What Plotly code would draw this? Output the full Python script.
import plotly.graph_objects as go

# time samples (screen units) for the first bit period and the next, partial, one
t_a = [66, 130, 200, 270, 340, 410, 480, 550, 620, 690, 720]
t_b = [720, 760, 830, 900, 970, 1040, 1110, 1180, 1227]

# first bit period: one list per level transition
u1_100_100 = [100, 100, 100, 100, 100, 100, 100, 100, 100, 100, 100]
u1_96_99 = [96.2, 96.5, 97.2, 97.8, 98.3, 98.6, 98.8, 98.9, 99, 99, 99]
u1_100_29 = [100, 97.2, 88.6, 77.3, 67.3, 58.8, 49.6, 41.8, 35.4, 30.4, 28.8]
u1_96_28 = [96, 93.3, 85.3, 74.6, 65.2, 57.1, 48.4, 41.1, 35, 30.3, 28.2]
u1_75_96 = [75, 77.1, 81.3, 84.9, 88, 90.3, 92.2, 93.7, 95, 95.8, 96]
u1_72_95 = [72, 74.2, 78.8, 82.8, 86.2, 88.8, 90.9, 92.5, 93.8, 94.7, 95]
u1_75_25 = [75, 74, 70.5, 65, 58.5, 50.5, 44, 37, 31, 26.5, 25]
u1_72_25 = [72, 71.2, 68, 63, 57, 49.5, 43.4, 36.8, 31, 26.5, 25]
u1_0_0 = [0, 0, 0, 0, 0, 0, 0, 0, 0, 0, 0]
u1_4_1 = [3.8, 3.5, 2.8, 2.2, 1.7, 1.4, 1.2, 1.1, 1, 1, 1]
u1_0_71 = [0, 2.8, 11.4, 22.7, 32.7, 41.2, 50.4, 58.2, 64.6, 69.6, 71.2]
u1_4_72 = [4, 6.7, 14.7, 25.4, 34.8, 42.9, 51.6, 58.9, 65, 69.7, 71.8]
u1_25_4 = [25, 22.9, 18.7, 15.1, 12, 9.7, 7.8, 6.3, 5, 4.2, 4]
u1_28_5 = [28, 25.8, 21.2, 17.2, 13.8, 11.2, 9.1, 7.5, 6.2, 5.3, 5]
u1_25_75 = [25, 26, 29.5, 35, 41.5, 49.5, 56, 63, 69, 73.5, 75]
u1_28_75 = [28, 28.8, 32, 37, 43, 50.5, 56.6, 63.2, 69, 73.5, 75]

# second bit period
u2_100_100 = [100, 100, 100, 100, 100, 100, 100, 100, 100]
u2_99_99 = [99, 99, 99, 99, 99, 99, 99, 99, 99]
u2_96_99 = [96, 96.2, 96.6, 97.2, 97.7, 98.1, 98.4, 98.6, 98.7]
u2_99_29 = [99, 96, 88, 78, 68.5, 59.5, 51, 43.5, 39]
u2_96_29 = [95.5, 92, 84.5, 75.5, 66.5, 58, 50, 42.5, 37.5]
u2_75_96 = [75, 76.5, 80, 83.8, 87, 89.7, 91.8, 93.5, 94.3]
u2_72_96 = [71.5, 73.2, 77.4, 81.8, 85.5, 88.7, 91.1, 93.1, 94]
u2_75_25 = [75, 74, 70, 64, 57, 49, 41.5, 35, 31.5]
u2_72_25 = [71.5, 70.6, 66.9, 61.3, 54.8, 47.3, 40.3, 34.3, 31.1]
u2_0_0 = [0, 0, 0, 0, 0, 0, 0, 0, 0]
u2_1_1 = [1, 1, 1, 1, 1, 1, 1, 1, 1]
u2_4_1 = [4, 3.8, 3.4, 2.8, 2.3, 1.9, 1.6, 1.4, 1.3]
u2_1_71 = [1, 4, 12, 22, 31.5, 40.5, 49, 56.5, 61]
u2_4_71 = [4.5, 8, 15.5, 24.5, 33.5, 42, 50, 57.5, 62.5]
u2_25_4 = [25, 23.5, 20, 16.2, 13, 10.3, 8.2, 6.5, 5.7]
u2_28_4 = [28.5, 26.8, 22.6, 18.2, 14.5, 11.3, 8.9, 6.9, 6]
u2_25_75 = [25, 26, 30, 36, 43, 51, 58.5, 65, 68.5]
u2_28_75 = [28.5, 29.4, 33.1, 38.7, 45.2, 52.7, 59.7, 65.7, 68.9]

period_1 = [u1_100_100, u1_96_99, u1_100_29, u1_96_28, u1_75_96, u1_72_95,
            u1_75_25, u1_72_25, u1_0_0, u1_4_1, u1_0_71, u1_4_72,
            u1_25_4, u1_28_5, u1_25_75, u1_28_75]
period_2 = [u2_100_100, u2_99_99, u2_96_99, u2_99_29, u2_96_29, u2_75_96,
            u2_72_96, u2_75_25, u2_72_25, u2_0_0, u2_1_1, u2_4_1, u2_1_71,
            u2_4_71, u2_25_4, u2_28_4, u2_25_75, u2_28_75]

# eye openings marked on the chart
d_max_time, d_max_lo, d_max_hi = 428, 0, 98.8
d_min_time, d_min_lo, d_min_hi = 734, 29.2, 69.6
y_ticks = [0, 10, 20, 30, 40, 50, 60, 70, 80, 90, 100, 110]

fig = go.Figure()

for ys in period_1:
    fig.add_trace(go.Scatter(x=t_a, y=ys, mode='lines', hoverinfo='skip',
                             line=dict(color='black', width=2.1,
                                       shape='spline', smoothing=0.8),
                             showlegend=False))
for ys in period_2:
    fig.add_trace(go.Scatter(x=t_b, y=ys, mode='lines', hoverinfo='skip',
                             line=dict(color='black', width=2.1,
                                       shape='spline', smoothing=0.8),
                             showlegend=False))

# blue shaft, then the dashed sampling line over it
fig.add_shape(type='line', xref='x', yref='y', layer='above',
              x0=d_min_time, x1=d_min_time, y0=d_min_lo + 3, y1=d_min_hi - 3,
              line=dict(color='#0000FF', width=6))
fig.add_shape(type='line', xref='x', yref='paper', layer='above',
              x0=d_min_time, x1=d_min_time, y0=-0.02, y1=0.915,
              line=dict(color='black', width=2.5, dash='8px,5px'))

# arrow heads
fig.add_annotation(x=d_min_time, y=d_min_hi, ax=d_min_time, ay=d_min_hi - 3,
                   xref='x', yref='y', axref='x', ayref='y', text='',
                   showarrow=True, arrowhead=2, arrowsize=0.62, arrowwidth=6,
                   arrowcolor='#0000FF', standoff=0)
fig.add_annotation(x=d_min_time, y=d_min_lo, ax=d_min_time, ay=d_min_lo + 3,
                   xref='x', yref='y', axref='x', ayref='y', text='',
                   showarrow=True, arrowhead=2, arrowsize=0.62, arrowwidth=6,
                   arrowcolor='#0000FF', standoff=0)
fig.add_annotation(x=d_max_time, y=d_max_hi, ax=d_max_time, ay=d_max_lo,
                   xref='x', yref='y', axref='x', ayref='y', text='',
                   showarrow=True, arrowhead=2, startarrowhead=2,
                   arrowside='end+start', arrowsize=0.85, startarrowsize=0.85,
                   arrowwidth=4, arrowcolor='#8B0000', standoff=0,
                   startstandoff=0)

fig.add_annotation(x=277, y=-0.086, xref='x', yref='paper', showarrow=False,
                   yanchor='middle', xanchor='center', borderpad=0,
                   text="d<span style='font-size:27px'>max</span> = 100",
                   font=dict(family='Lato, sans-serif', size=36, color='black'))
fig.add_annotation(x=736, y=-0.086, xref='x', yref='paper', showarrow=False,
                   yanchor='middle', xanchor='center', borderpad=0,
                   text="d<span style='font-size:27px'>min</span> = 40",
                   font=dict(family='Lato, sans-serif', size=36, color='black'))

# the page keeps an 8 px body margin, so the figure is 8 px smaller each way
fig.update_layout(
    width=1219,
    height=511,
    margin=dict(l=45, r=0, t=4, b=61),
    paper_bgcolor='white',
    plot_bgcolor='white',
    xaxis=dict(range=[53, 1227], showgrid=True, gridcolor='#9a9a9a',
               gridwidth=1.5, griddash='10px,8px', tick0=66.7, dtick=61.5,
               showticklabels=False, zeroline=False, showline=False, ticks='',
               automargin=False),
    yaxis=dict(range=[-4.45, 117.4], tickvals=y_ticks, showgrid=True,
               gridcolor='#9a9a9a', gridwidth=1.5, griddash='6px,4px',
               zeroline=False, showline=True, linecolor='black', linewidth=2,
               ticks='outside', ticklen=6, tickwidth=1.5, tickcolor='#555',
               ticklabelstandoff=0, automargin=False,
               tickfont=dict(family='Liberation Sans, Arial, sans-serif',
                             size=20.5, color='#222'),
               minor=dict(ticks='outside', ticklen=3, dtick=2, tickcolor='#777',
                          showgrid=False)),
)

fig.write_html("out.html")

^^^^

* [Instructions to follow] Take the lines above from the first through the one containing "t_b = [720, 760, 830, 900, 970, 1040, 1110, 1180, 1227]" and reproduce them exactly; include nothing else.

* [Exercise output]
What Plotly code would draw this? Output the full Python script.
import plotly.graph_objects as go

# time samples (screen units) for the first bit period and the next, partial, one
t_a = [66, 130, 200, 270, 340, 410, 480, 550, 620, 690, 720]
t_b = [720, 760, 830, 900, 970, 1040, 1110, 1180, 1227]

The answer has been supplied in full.